Je commence par les scènes d’actions. Et bien je les ai trouvé plutôt bien construites. Je pense en premier lieu à celle se déroulant dans l’hôtel au subconscient du niveau 2, lorsque la voiture fait des tonneaux dans le niveau 1 alors que l’un des protagonistes se bat dans le niveau 2. UNe scène d’action, de combat, se déroulant sur un axe circulaire, n’est pas monnaie courante même dans les films cantonais des années ’70, ou bien encore les wuxiapian des mêmes années. Je ne suis jamais enthousiaste lorsqu’il s’agit de regarder une scène d’action à la nord-américaine : du boum, du blaf, du tactatactatc, et surtout une caméra que l’on va non pas mettre autour de l’action, mais bien dedans, où la prouesse du cadreur et de l’acteur et de ne pas eux-même entrer en contact! Je pense notamment à Roland Emmerich. J’ai consciencieusement oublié les autres.
La réalisation est convenue est cela à l’avantage le récit! Le but étant à mon sens d’arriver à poser le récit au spectateur et de l’y immiscer, il est d’autant plus nécessaire d’avoir une réalisation posé, pas trituré ou bien bancale (pour de bonnes raisons) comme c’est le cas pour Irréversible. Je pense que cela est un mal nécessaire, au bénéfice d’autre chose.
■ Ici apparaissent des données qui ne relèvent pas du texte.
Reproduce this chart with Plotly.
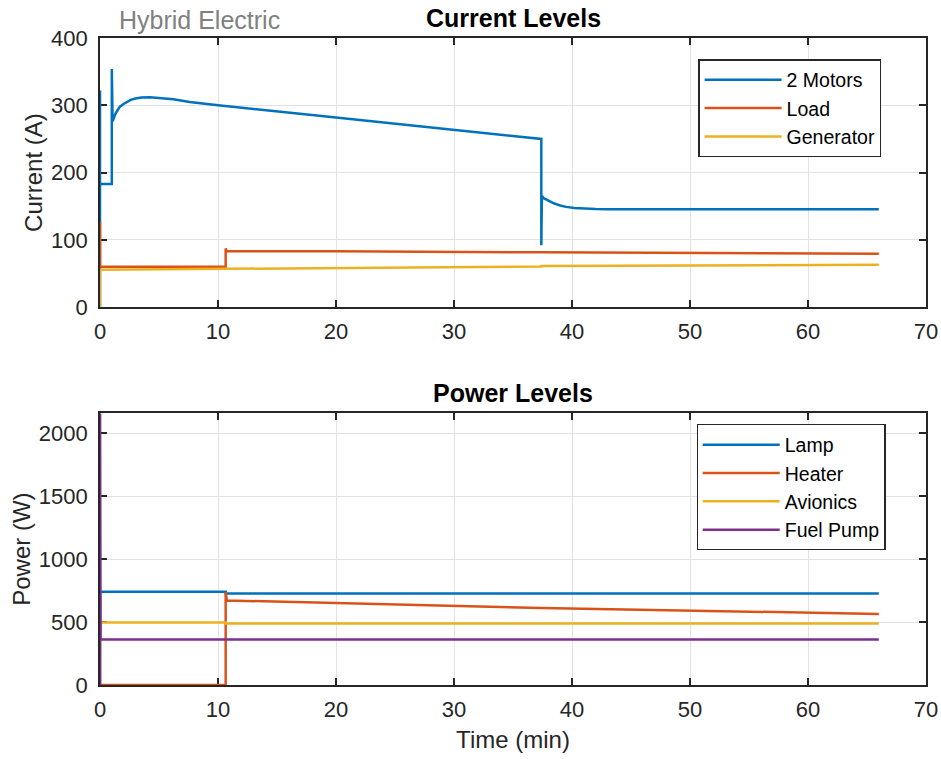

Si il avait fallu insister sur la réalisation, il aurait nécessairement fallu donner une plus grande longueur au film, afin de donner d’avantages d’outils, aux spectateurs, à la compréhension et au décryptage du récit. N’oublions pas que ce film est « grand spectacle », même si cela se la joue Shakyaphéus (fusion entre Shakyamuni et Morpheus).
Après, je dois avouer que le jeu d’acteur me paraît un peu pauvre : après avoir vu Brothers et la performance de Tobey Maguire la veille, les acteurs me semblent un peu plates, tout DiCaprio-Cotillard qu’ils soient. Fort dommage. Quand aux lumières et à la musique, je suis déçus qu’il n’y ait pas eu plus de thèmes : même s’il y a certes des tons de couleurs différentes dans les différents niveau, cela se joue bien plus par le biais de l’architecture que par la lumière en elle-même. La musique n’est pas indifférente, très orchestrale et tonitruante, mais sans vraiment de réelle identité ou bien de thèmes. Pas le budget pour? Bien sûr on n’allait pas faire appel à un Philip Glass, où la musique aurait pu être son propre film, mais un Harry Gregson Williams, pourquoi pas. Pas transcendante, comme se veut un peu le film, mais pas condescendante non plus. Modeste je dirais.
Je conseil donc pour ma part ce film. Un bon moment, qui pour ma part sert de tremplin vers des idées nouvelles, ou bien vieillement-nouvelles.